Any time an idea becomes too deeply entrenched in someone’s mind that they stop listening to outside opinions things have the potential to become dangerous. We can all disagree about various topics or approaches but the conversation hopefully always remains civil and friendly. If we lose that then bad things start happening.
The new movie Salvation Boulevard, based on a book of the same name, is about just such a rivalry that goes south. Pastor Dan Day (Pierce Brosnan) is a revivalist preacher with a fiercely loyal following of people who believe he can do no wrong. In the press his chief rival is Dr. Paul Blaylock (Ed Harris), a scientist who is constantly sparring with Day over the two’s contrary world views. One day their friendly competition goes a bit far and, ultimately, complicates the life of Carl (Greg Kinnear), one of Day’s congregation who knows the bad things Day has done but who doesn’t exactly find a receptive audience in the people from the church.
The first poster for the movie was kind of corny and ridiculous. A big set of praying hands are holding Kinnear in their grasp, a shocked expression Photoshopped on his face. Those hands are surrounded by a ring of faces of the other major cast members while the copy “Faith alone doesn’t cut it anymore” manages to be both unfunny AND blasphemous, a nice trick to pull off.
The first trailer starts out by introducing us to Carl, who’s held up as a shining example of Pastor Dan’s teachings. The both of them go to visit Blaylock, who wants to co-write a book that contrasts their world views. But then Dan shoots Blaylock, later blaming Carl for what he says was an accidental shooting. Carl of course denies it and points the finger at Dan but everyone around him, from his own wife to his best friend, doesn’t believe him, insisting that he needs to just confess what he did.
It’s pretty funny, obviously playing the Pastor Dan character for laughs and Brosnan seems to go all in on the portrayal, which is good. I’m kind of liking the vibe this trailer gives off, which is tongue-in-cheek to an extreme, but am unsure how that’s going to play for the entire feature length.

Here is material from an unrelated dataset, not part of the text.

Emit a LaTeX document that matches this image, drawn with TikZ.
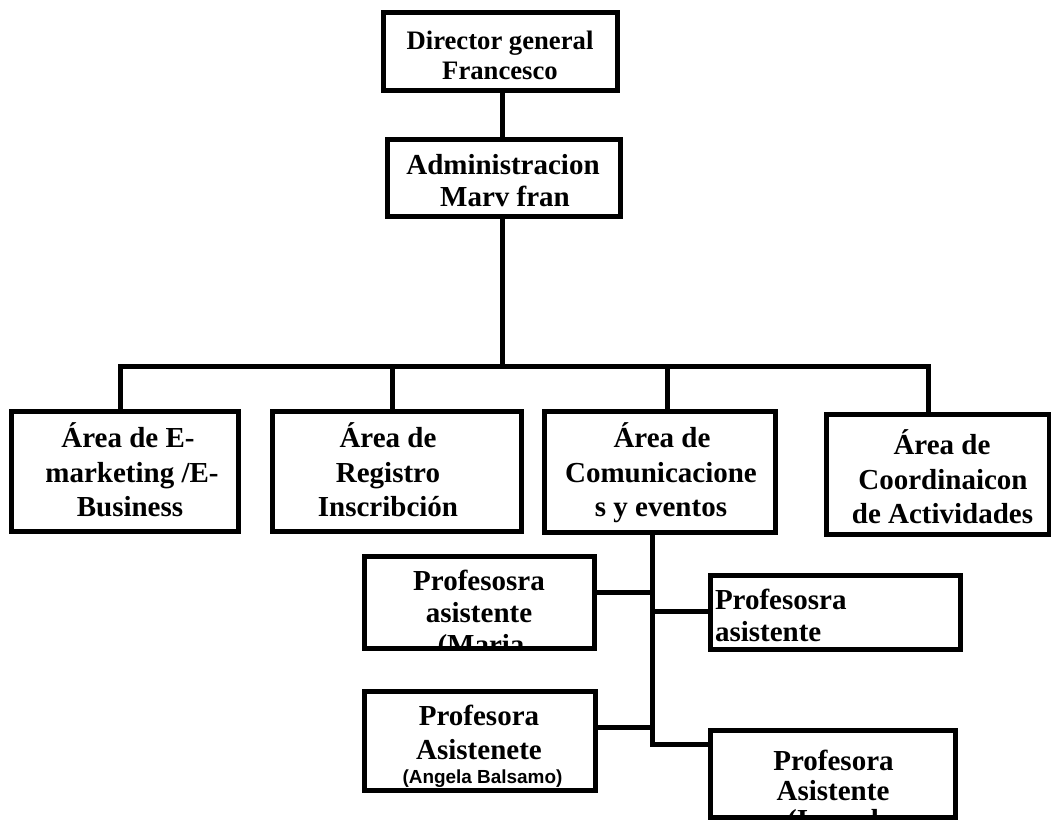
\documentclass[tikz,border=0pt]{standalone}
\usepackage{fontspec}
\setmainfont{Liberation Serif}
\newfontfamily\sansb{Liberation Sans}
\newcommand\inclip[1]{\clip ([shift={(1.875pt,-1.875pt)}]#1.north west) rectangle ([shift={(-1.875pt,1.875pt)}]#1.south east);}
\begin{document}
\begin{tikzpicture}[x=0.75pt,y=-0.75pt,
  box/.style={draw, line width=3.75pt, rectangle, inner sep=0pt, outer sep=0pt},
  conn/.style={line width=3.75pt},
  lbl/.style={anchor=base, inner sep=0pt, outer sep=0pt, font=\fontsize{21.75}{26}\selectfont\bfseries},
  lbld/.style={lbl, font=\fontsize{20}{24}\selectfont\bfseries},
  lbls/.style={anchor=base, inner sep=0pt, outer sep=0pt, font=\sansb\fontsize{14.2}{17}\selectfont\bfseries}]
\useasboundingbox (0,0) rectangle (1051,823);

% boxes
\node[box, minimum width=175.5pt, minimum height=58.5pt] (dir) at (500.5,51.5) {};
\node[box, minimum width=174.75pt, minimum height=57.75pt] (adm) at (504,178) {};
\node[box, minimum width=170.25pt, minimum height=90pt] (a1) at (125,471.5) {};
\node[box, minimum width=186.75pt, minimum height=90pt] (a2) at (397,471.5) {};
\node[box, minimum width=173.25pt, minimum height=90.75pt] (a3) at (660,472) {};
\node[box, minimum width=167.25pt, minimum height=90pt] (a4) at (938,474.5) {};
\node[box, minimum width=172.5pt, minimum height=69pt] (p1) at (479.5,602.5) {};
\node[box, minimum width=187.5pt, minimum height=55.5pt] (p2) at (835.5,612.5) {};
\node[box, minimum width=173.25pt, minimum height=74.25pt] (p3) at (480,741) {};
\node[box, minimum width=183.75pt, minimum height=65.25pt] (p4) at (833,774) {};

% texts
\begin{scope}\inclip{dir}
\node[lbld] (dirA) at (500,50) {Director general};
\node[lbld] (dirB) at (500,80) {Francesco};
\end{scope}
\begin{scope}\inclip{adm}
\node[lbl] (admA) at (503,175) {Administracion};
\node[lbl] (admB) at (505,207) {Marv fran};
\end{scope}
\begin{scope}\inclip{a1}
\node[lbl] (a1A) at (128,448) {Área de E-};
\node[lbl] (a1B) at (132,482.5) {marketing /E-};
\node[lbl] (a1C) at (130,517) {Business};
\end{scope}
\begin{scope}\inclip{a2}
\node[lbl] (a2A) at (388,448) {Área de};
\node[lbl] (a2B) at (388,482.5) {Registro};
\node[lbl] (a2C) at (388,517) {Inscribción};
\end{scope}
\begin{scope}\inclip{a3}
\node[lbl] (a3A) at (662,448) {Área de};
\node[lbl] (a3B) at (661,482.5) {Comunicacione};
\node[lbl] (a3C) at (661,517) {s y eventos};
\end{scope}
\begin{scope}\inclip{a4}
\node[lbl] (a4A) at (942,455) {Área de};
\node[lbl] (a4B) at (943,489.5) {Coordinaicon};
\node[lbl] (a4C) at (942.5,524) {de Actividades};
\end{scope}
\begin{scope}\inclip{p1}
\node[lbl] (p1A) at (479,591) {Profesosra};
\node[lbl] (p1B) at (479,623) {asistente};
\node[lbl] (p1C) at (481,655) {(Maria};
\end{scope}
\begin{scope}\inclip{p2}
\node[lbl, anchor=base west] (p2A) at (715,610) {Profesosra};
\node[lbl, anchor=base west] (p2B) at (715,642) {asistente};
\end{scope}
\begin{scope}\inclip{p3}
\node[lbl] (p3A) at (479,725) {Profesora};
\node[lbl] (p3B) at (479,760) {Asistenete};
\node[lbls] (p3C) at (482.5,783) {(Angela Balsamo)};
\end{scope}
\begin{scope}\inclip{p4}
\node[lbl] (p4A) at (833.5,771) {Profesora};
\node[lbl] (p4B) at (833,801) {Asistente};
\node[lbl] (p4C) at (833,830) {(Ismael};
\end{scope}

% connectors
\coordinate (tr) at (502,367);
\draw[conn] (dir.south -| tr) -- (adm.north -| tr);
\draw[conn] (adm.south -| tr) -- (tr);
\coordinate (b1) at (120,367);
\coordinate (b2) at (392,367);
\coordinate (b3) at (667,367);
\coordinate (b4) at (928,367);
\draw[conn] (a1.north -| b1) -- (b1) -- (b4) -- (a4.north -| b4);
\draw[conn] (b2) -- (a2.north -| b2);
\draw[conn] (b3) -- (a3.north -| b3);

\coordinate (sv) at (652,745);
\draw[conn] (a3.south -| sv) -- (sv) -- (sv -| p4.west);
\coordinate (j1) at (652,593);
\draw[conn] (j1 -| p1.east) -- (j1);
\coordinate (j2) at (652,612);
\draw[conn] (j2) -- (j2 -| p2.west);
\coordinate (j3) at (652,728);
\draw[conn] (j3 -| p3.east) -- (j3);
\end{tikzpicture}
\end{document}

Coming from IFC Films means the official website for the movie isn’t all that robust. Just the poster, a Photo Gallery, the Trailer and some Clips along with a cast list and plot descriptions.
Advertising and Cross-Promotions
Nothing that I’ve been exposed to.
Media and Publicity
The movie debuted at the 2011 Sundance Film Festival as one of a handful that looked at different forms of faith (Los Angeles Times, 1/27/11), a debut that was good enough to warrant a speedy pickup for distribution by IFC Films and Sony (Hollywood Reporter, 1/27/11).
That’s about it, though.
Certainly nothing big and the expectations can’t be very great but it’s not bad. There’s nothing here that comes off as super inventive and it’s not going to light the world on fire but it might connect with an on-demand audience who’s looking to check out an irreverent take on the televangelist concept.